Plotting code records
## Begin
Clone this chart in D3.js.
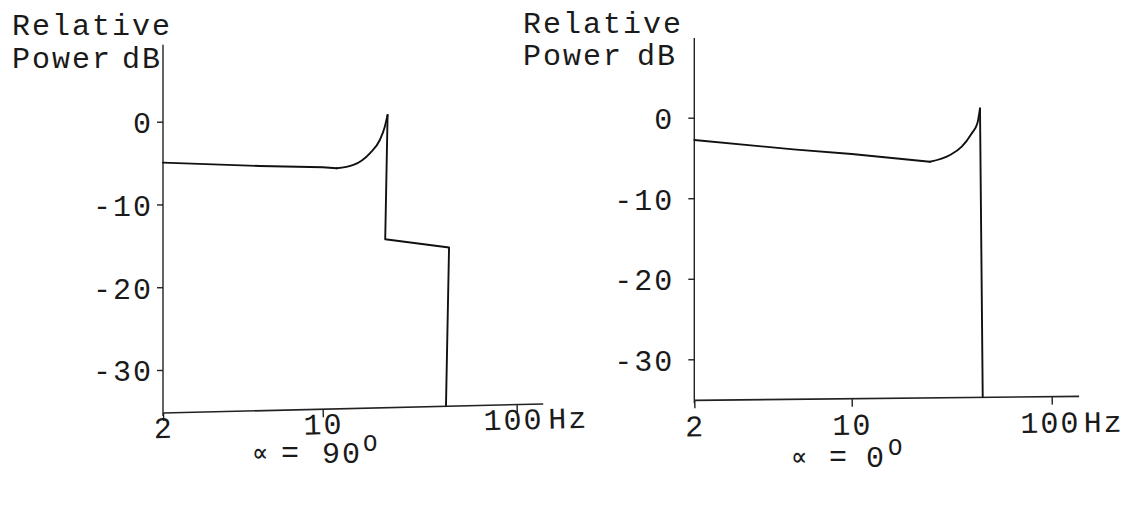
<!DOCTYPE html>
<html>
<head>
<meta charset="utf-8">
<script src="https://cdn.jsdelivr.net/npm/d3@7"></script>
<style>
  html, body { margin: 0; padding: 0; background: #fff; }
  svg { display: block; }
  text { font-family: "Liberation Mono", "DejaVu Sans Mono", monospace; fill: #1a1a1a; }
</style>
</head>
<body>
<svg id="chart" width="1138" height="506"></svg>
<script>
// Frequency axis ticks (Hz) and power axis ticks (dB)
const freqTicks = [2, 10, 100];
const dbTicks = [0, -10, -20, -30];

// Response for alpha = 90 degrees
const leftFreq = [2, 5.3, 10, 11.8, 14.4, 17.5, 19.7, 20.9, 21.6, 21.0, 44.8, 43.2];
const leftDb   = [-4.95, -5.35, -5.5, -5.63, -5.23, -3.82, -2.21, -0.6, 0.81, -14.2, -15.2, -34.3];
const leftHump = [3, 8];   // indices of the resonance rise (drawn smooth)

// Response for alpha = 0 degrees
const rightFreq = [2, 5.5, 10, 24.6, 31.0, 35.5, 39.8, 42.5, 43.8, 45.2];
const rightDb   = [-2.77, -3.93, -4.5, -5.47, -4.63, -3.6, -1.95, -0.7, 1.16, -34.66];
const rightHump = [3, 8];

// Axis extents in data units
const leftDbTop = 9.3, leftFloor = [-35.2, -34.1];
const rightDbTop = 9.9, rightFloor = [-35.1, -34.6];
const freqEnd = 137;

const svg = d3.select("#chart");
const FS = 30, LS = 2;

function panel(cfg) {
  const x = d3.scaleLog().domain(freqTicks).range(cfg.xr);
  const y = d3.scaleLinear().domain([-30, 0]).range(cfg.yr);
  const g = svg.append("g");
  const x0 = x(freqTicks[0]);

  // vertical axis
  const yAxis = d3.axisLeft(y).tickValues(dbTicks).tickSize(6).tickSizeOuter(0)
    .tickPadding(cfg.yPad).tickFormat(d => d === 0 ? "0" : "-" + Math.abs(d));
  const ya = g.append("g").attr("transform", `translate(${x0},0)`).call(yAxis);
  ya.select(".domain").remove();
  ya.selectAll(".tick line").attr("stroke", "#222").attr("stroke-width", 1.4);
  ya.selectAll(".tick text").attr("font-size", FS).attr("letter-spacing", LS)
    .attr("font-family", "Liberation Mono, monospace").attr("fill", "#1a1a1a")
    .attr("dy", "0.36em");
  g.append("line").attr("x1", x0).attr("x2", x0)
    .attr("y1", y(cfg.dbTop)).attr("y2", y(cfg.floor[0]) + 3)
    .attr("stroke", "#222").attr("stroke-width", 1.4);

  // horizontal axis (slightly tilted baseline)
  const xEnd = x(freqEnd);
  const fy0 = y(cfg.floor[0]), fy1 = y(cfg.floor[1]);
  const ang = Math.atan2(fy1 - fy0, xEnd - x0) * 180 / Math.PI;
  const len = Math.hypot(xEnd - x0, fy1 - fy0);
  const xl = d3.scaleLog().domain(freqTicks).range(cfg.xr.map(v => v - x0));
  const xAxis = d3.axisBottom(xl).tickValues(freqTicks).tickSize(8).tickSizeOuter(0)
    .tickFormat(d3.format("d"));
  const xa = g.append("g").attr("transform", `translate(${x0},${fy0}) rotate(${ang})`).call(xAxis);
  xa.select(".domain").remove();
  xa.append("line").attr("x1", 0).attr("x2", len).attr("y1", 0).attr("y2", 0)
    .attr("stroke", "#222").attr("stroke-width", 1.6);
  xa.selectAll(".tick line").attr("stroke", "#222").attr("stroke-width", 1.4);
  xa.selectAll(".tick text").attr("font-size", FS).attr("letter-spacing", LS)
    .attr("font-family", "Liberation Mono, monospace").attr("fill", "#1a1a1a")
    .attr("y", cfg.xLabY).attr("dy", 0)
    .attr("dx", d => d === 100 ? cfg.hundredDx : 0);
  xa.append("text").attr("x", cfg.hzX).attr("y", cfg.xLabY).attr("font-size", FS)
    .attr("text-anchor", "start").attr("letter-spacing", LS).text("Hz");

  // response curve
  const pts = cfg.f.map((f, i) => [x(f), y(cfg.db[i])]);
  const lin = d3.line();
  const smooth = d3.line().curve(d3.curveMonotoneX);
  const [h0, h1] = cfg.hump;
  const stroke = p => p.attr("fill", "none").attr("stroke", "#111")
    .attr("stroke-width", 1.9).attr("stroke-linejoin", "round").attr("stroke-linecap", "round");
  g.append("path").attr("d", lin(pts.slice(0, h0 + 1))).call(stroke);
  g.append("path").attr("d", smooth(pts.slice(h0, h1 + 1))).call(stroke);
  g.append("path").attr("d", lin(pts.slice(h1))).call(stroke);

  // axis title
  const t = g.append("text").attr("font-size", FS).attr("letter-spacing", LS);
  t.append("tspan").attr("x", cfg.title[0]).attr("y", cfg.title[1]).text("Relative");
  t.append("tspan").attr("x", cfg.title[0]).attr("y", cfg.title[2]).text("Power");
  t.append("tspan").attr("x", cfg.title[3]).attr("y", cfg.title[2]).text("dB");

  // angle caption
  const c = cfg.cap;
  g.append("text").attr("x", c[0]).attr("y", c[4]).attr("font-size", 27)
    .attr("font-family", "DejaVu Sans, sans-serif").text("\u221D");
  g.append("text").attr("x", c[1]).attr("y", c[4]).attr("font-size", FS).text("=");
  g.append("text").attr("x", c[2]).attr("y", c[4] + 1).attr("font-size", FS)
    .attr("letter-spacing", LS).text(cfg.angle);
  g.append("text").attr("x", c[3]).attr("y", c[4] - 11).attr("font-size", 24).text("O");
}

panel({
  xr: [163, 322.7, 516.7], yr: [370, 121.7], f: leftFreq, db: leftDb, hump: leftHump,
  dbTop: leftDbTop, floor: leftFloor, yPad: 4, xLabY: 25, hundredDx: -4, hzX: 385,
  title: [12, 35, 68, 122], cap: [252, 281, 322, 363, 462], angle: "90"
});
panel({
  xr: [694.3, 851.7, 1051.7], yr: [359.3, 117.7], f: rightFreq, db: rightDb, hump: rightHump,
  dbTop: rightDbTop, floor: rightFloor, yPad: 14, xLabY: 36, hundredDx: -2, hzX: 389,
  title: [523, 33, 65, 637], cap: [791, 829, 866, 888, 466], angle: "0"
});
</script>
</body>
</html>
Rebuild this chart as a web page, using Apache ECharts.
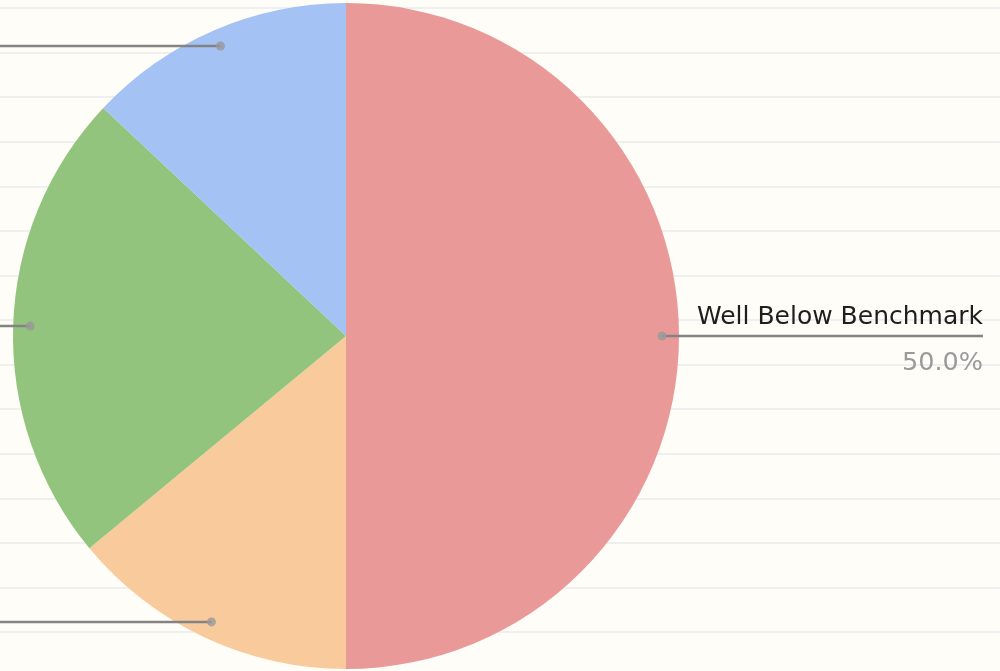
<!DOCTYPE html>
<html>
<head>
<meta charset="utf-8">
<script src="https://cdn.jsdelivr.net/npm/echarts@6/dist/echarts.min.js"></script>
<style>
    html,body{margin:0;padding:0;background:#fffdf7;overflow:hidden;}
    /* 图比窗口宽，左侧标签落在可视区域外 */
    #benchmarkPie{width:1400px;height:671px;margin-left:-400px;}
</style>
</head>
<body>
<div id="benchmarkPie"></div>
<script>
// 各类占比
const categories = ["Well Below Benchmark", "Below Benchmark", "At Benchmark", "Above Benchmark"];
const shares = [50, 14, 23, 13];
const sliceColors = ["#ea9999", "#f9cb9c", "#93c47d", "#a4c2f4"];
const ruleSteps = 14; // 背景横线的段数

let chart = echarts.init(document.getElementById("benchmarkPie"));

// 每块扇形中点的角度(百分比)，用于画标签线起点的小圆点
const total = shares.reduce((a, b) => a + b, 0);
let acc = 0;
const dotData = shares.map(v => {
    let mid = acc + v / 2;
    acc += v;
    return [1, mid / total * 100];
});
const pieData = categories.map((name, i) => ({name: name, value: shares[i]}));
const pieCenter = [746, 336];

let option = {
    backgroundColor: "#fffdf7",
    animation: false,
    // 笔记本样式的横线
    grid: {left: 0, right: 0, top: 8, bottom: 39},
    xAxis: {type: "value", show: false},
    yAxis: {
        type: "value", min: 0, max: ruleSteps, interval: 1,
        axisLine: {show: false}, axisTick: {show: false}, axisLabel: {show: false},
        splitLine: {lineStyle: {color: "#efefef", width: 2}}
    },
    polar: {center: pieCenter, radius: 316},
    angleAxis: {type: "value", min: 0, max: 100, startAngle: 90, show: false},
    radiusAxis: {type: "value", min: 0, max: 1, show: false},
    series: [
        {
            type: "pie",
            center: pieCenter,
            radius: 333,
            silent: true,
            z: 2,
            label: {show: false},
            labelLine: {show: false},
            itemStyle: {
                color: p => sliceColors[p.dataIndex]
            },
            data: pieData
        },
        {
            // 透明的内圈，只负责标签
            type: "pie",
            center: pieCenter,
            radius: 316,
            silent: true,
            z: 3,
            avoidLabelOverlap: false,
            itemStyle: {color: "rgba(0,0,0,0)"},
            label: {
                position: "outside",
                alignTo: "edge",
                edgeDistance: 17,
                distanceToLabelLine: 5,
                overflow: "none",
                formatter: p => "{name|" + p.name + "}\n{pct|" + p.percent.toFixed(1) + "%}",
                rich: {
                    name: {fontFamily: "DejaVu Sans", fontSize: 25, color: "#1e1e1e", lineHeight: 54, align: "right"},
                    pct: {fontFamily: "DejaVu Sans", fontSize: 25.5, color: "#9a9a9a", lineHeight: 38, align: "right"}
                }
            },
            labelLine: {
                show: true,
                length: 0,
                length2: 33,
                lineStyle: {color: "#838383", width: 2.4}
            },
            labelLayout: params => {
                let isLeft = params.labelRect.x < chart.getWidth() / 2;
                let points = params.labelLinePoints;
                points[2][0] = isLeft ? params.labelRect.x : params.labelRect.x + params.labelRect.width;
                return {labelLinePoints: points};
            },
            data: pieData
        },
        {
            type: "scatter",
            coordinateSystem: "polar",
            symbolSize: 9,
            silent: true,
            z: 4,
            itemStyle: {color: "#999"},
            data: dotData
        }
    ]
};
chart.setOption(option);
</script>
</body>
</html>
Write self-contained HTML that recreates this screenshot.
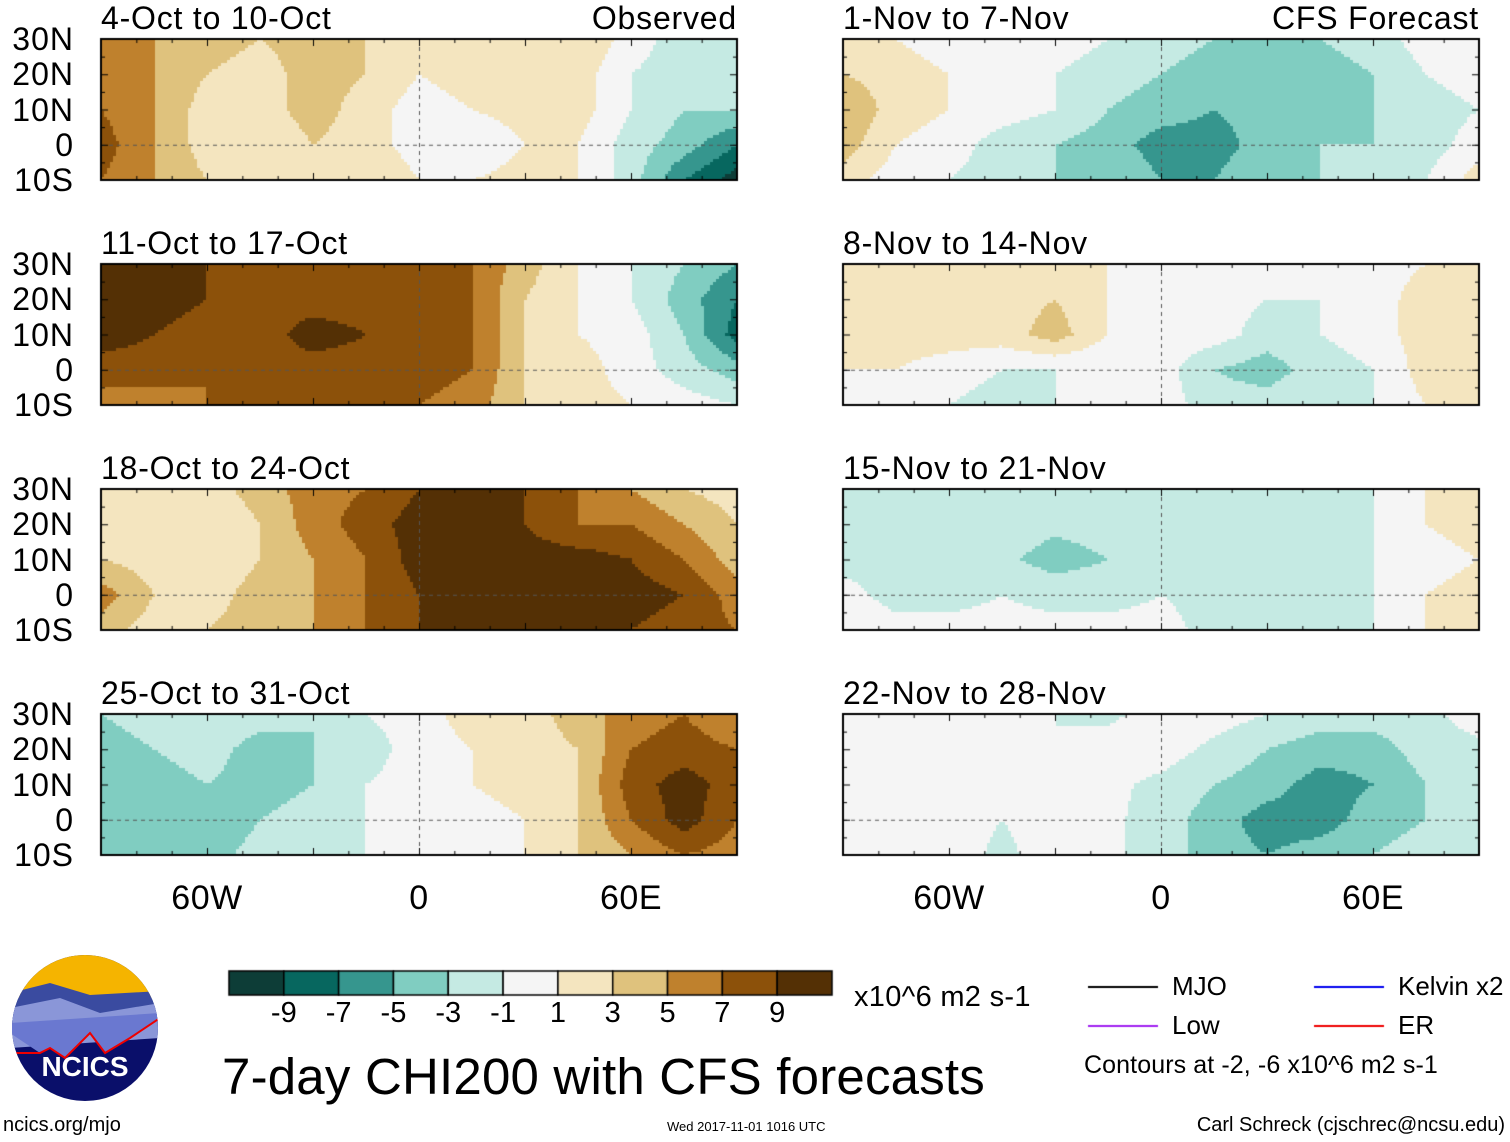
## End
→ **Aim of the task**
Without the pictures, please reproduce each line of the listing above exactly, from the first one through the line bearing "const dbTicks = [0, -10, -20, -30];".

→ **Response to this task**
Clone this chart in D3.js.
<!DOCTYPE html>
<html>
<head>
<meta charset="utf-8">
<script src="https://cdn.jsdelivr.net/npm/d3@7"></script>
<style>
  html, body { margin: 0; padding: 0; background: #fff; }
  svg { display: block; }
  text { font-family: "Liberation Mono", "DejaVu Sans Mono", monospace; fill: #1a1a1a; }
</style>
</head>
<body>
<svg id="chart" width="1138" height="506"></svg>
<script>
// Frequency axis ticks (Hz) and power axis ticks (dB)
const freqTicks = [2, 10, 100];
const dbTicks = [0, -10, -20, -30];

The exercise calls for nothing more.